### Task brief:
Make an exact copy of each entry, leaving out every picture.

### Figure scripts:
· · · · ·

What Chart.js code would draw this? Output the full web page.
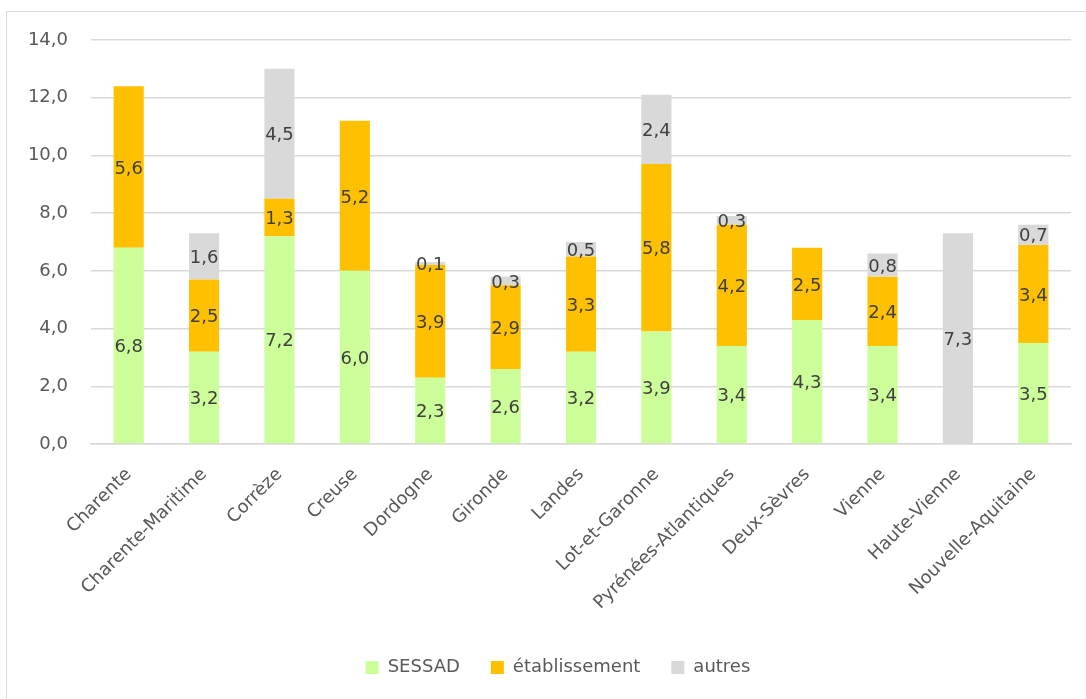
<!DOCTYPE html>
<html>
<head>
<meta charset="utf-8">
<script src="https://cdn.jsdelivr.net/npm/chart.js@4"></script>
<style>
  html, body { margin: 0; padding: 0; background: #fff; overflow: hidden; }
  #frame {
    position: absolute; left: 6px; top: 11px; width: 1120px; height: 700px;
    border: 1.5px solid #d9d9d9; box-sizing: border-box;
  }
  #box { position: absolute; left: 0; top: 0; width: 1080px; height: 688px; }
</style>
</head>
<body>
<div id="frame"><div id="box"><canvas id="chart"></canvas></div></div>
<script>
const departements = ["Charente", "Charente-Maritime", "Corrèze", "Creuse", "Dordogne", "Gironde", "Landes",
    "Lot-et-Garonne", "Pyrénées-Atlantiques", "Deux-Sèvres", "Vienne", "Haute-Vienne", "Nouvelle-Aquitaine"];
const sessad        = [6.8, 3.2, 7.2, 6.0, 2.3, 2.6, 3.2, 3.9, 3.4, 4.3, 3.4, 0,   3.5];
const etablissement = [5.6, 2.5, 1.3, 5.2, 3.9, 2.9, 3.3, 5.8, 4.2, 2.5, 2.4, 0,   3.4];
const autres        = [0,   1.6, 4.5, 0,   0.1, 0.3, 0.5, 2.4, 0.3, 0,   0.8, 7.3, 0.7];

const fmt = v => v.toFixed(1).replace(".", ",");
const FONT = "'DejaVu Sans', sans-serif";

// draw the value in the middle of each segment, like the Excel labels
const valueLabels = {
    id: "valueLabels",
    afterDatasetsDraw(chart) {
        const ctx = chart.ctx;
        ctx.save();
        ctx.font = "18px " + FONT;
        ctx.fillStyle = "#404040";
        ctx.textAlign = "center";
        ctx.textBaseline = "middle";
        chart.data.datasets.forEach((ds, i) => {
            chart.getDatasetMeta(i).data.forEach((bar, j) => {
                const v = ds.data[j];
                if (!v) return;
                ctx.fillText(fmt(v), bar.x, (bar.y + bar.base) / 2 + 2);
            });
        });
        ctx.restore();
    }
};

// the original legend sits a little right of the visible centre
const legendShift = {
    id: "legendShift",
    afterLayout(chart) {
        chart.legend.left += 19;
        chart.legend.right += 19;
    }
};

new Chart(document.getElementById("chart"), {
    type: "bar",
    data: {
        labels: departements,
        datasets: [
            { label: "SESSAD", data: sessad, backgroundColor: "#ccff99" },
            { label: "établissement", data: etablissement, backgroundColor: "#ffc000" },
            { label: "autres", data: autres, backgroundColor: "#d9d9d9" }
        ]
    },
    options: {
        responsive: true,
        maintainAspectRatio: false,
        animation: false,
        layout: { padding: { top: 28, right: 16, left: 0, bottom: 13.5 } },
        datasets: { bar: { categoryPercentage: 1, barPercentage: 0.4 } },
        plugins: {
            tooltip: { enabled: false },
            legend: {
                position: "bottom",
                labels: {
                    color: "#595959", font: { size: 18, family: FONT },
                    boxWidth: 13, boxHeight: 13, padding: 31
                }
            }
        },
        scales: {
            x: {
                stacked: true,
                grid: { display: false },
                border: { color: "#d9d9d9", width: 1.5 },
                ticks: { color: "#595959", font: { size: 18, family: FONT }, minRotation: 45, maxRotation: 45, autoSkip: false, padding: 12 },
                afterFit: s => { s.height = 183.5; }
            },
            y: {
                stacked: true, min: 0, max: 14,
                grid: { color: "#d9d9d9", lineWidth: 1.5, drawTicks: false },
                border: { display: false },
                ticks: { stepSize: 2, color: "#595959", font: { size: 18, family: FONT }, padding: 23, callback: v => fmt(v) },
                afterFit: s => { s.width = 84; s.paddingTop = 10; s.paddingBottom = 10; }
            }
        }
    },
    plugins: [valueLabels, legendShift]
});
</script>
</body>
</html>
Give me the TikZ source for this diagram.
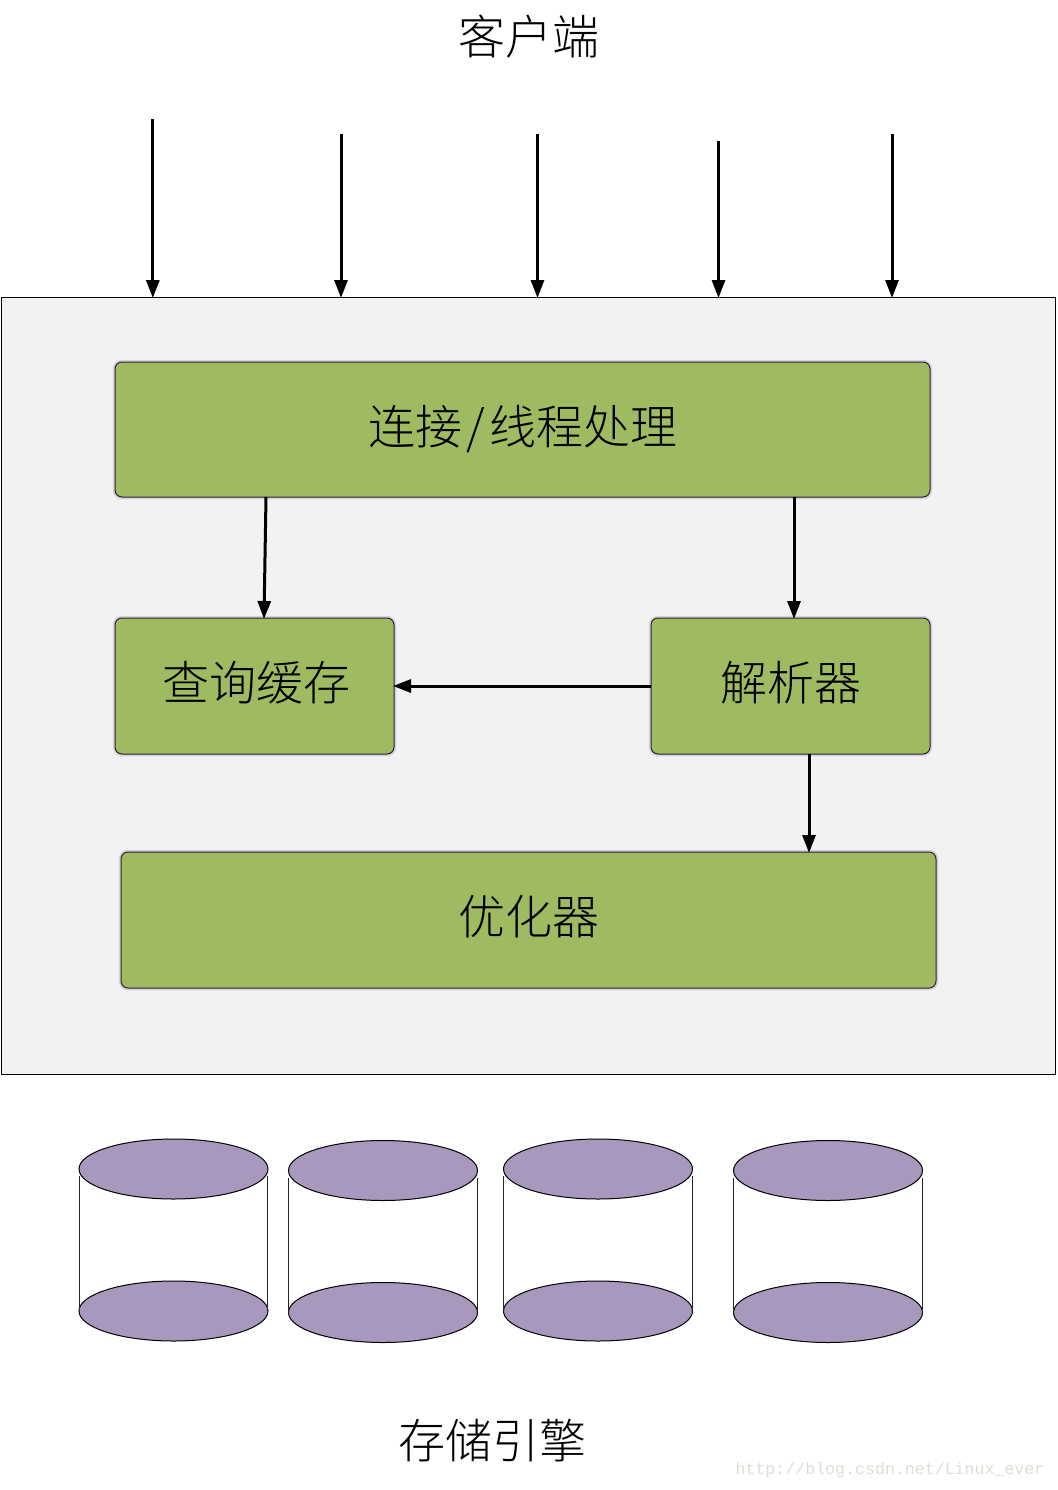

· · · · ·

### Answer to this exercise:
What Chart.js code would draw this? Output the full web page.
<!DOCTYPE html>
<html>
<head>
<meta charset="utf-8">
<script src="https://cdn.jsdelivr.net/npm/chart.js@4"></script>
<style>
  html, body { margin: 0; padding: 0; background: #fff; overflow: hidden; }
  #frame {
    position: absolute; left: 6px; top: 11px; width: 1120px; height: 700px;
    border: 1.5px solid #d9d9d9; box-sizing: border-box;
  }
  #box { position: absolute; left: 0; top: 0; width: 1080px; height: 688px; }
</style>
</head>
<body>
<div id="frame"><div id="box"><canvas id="chart"></canvas></div></div>
<script>
const departements = ["Charente", "Charente-Maritime", "Corrèze", "Creuse", "Dordogne", "Gironde", "Landes",
    "Lot-et-Garonne", "Pyrénées-Atlantiques", "Deux-Sèvres", "Vienne", "Haute-Vienne", "Nouvelle-Aquitaine"];
const sessad        = [6.8, 3.2, 7.2, 6.0, 2.3, 2.6, 3.2, 3.9, 3.4, 4.3, 3.4, 0,   3.5];
const etablissement = [5.6, 2.5, 1.3, 5.2, 3.9, 2.9, 3.3, 5.8, 4.2, 2.5, 2.4, 0,   3.4];
const autres        = [0,   1.6, 4.5, 0,   0.1, 0.3, 0.5, 2.4, 0.3, 0,   0.8, 7.3, 0.7];

const fmt = v => v.toFixed(1).replace(".", ",");
const FONT = "'DejaVu Sans', sans-serif";

// draw the value in the middle of each segment, like the Excel labels
const valueLabels = {
    id: "valueLabels",
    afterDatasetsDraw(chart) {
        const ctx = chart.ctx;
        ctx.save();
        ctx.font = "18px " + FONT;
        ctx.fillStyle = "#404040";
        ctx.textAlign = "center";
        ctx.textBaseline = "middle";
        chart.data.datasets.forEach((ds, i) => {
            chart.getDatasetMeta(i).data.forEach((bar, j) => {
                const v = ds.data[j];
                if (!v) return;
                ctx.fillText(fmt(v), bar.x, (bar.y + bar.base) / 2 + 2);
            });
        });
        ctx.restore();
    }
};

// the original legend sits a little right of the visible centre
const legendShift = {
    id: "legendShift",
    afterLayout(chart) {
        chart.legend.left += 19;
        chart.legend.right += 19;
    }
};

new Chart(document.getElementById("chart"), {
    type: "bar",
    data: {
        labels: departements,
        datasets: [
            { label: "SESSAD", data: sessad, backgroundColor: "#ccff99" },
            { label: "établissement", data: etablissement, backgroundColor: "#ffc000" },
            { label: "autres", data: autres, backgroundColor: "#d9d9d9" }
        ]
    },
    options: {
        responsive: true,
        maintainAspectRatio: false,
        animation: false,
        layout: { padding: { top: 28, right: 16, left: 0, bottom: 13.5 } },
        datasets: { bar: { categoryPercentage: 1, barPercentage: 0.4 } },
        plugins: {
            tooltip: { enabled: false },
            legend: {
                position: "bottom",
                labels: {
                    color: "#595959", font: { size: 18, family: FONT },
                    boxWidth: 13, boxHeight: 13, padding: 31
                }
            }
        },
        scales: {
            x: {
                stacked: true,
                grid: { display: false },
                border: { color: "#d9d9d9", width: 1.5 },
                ticks: { color: "#595959", font: { size: 18, family: FONT }, minRotation: 45, maxRotation: 45, autoSkip: false, padding: 12 },
                afterFit: s => { s.height = 183.5; }
            },
            y: {
                stacked: true, min: 0, max: 14,
                grid: { color: "#d9d9d9", lineWidth: 1.5, drawTicks: false },
                border: { display: false },
                ticks: { stepSize: 2, color: "#595959", font: { size: 18, family: FONT }, padding: 23, callback: v => fmt(v) },
                afterFit: s => { s.width = 84; s.paddingTop = 10; s.paddingBottom = 10; }
            }
        }
    },
    plugins: [valueLabels, legendShift]
});
</script>
</body>
</html>
Give me the TikZ source for this diagram.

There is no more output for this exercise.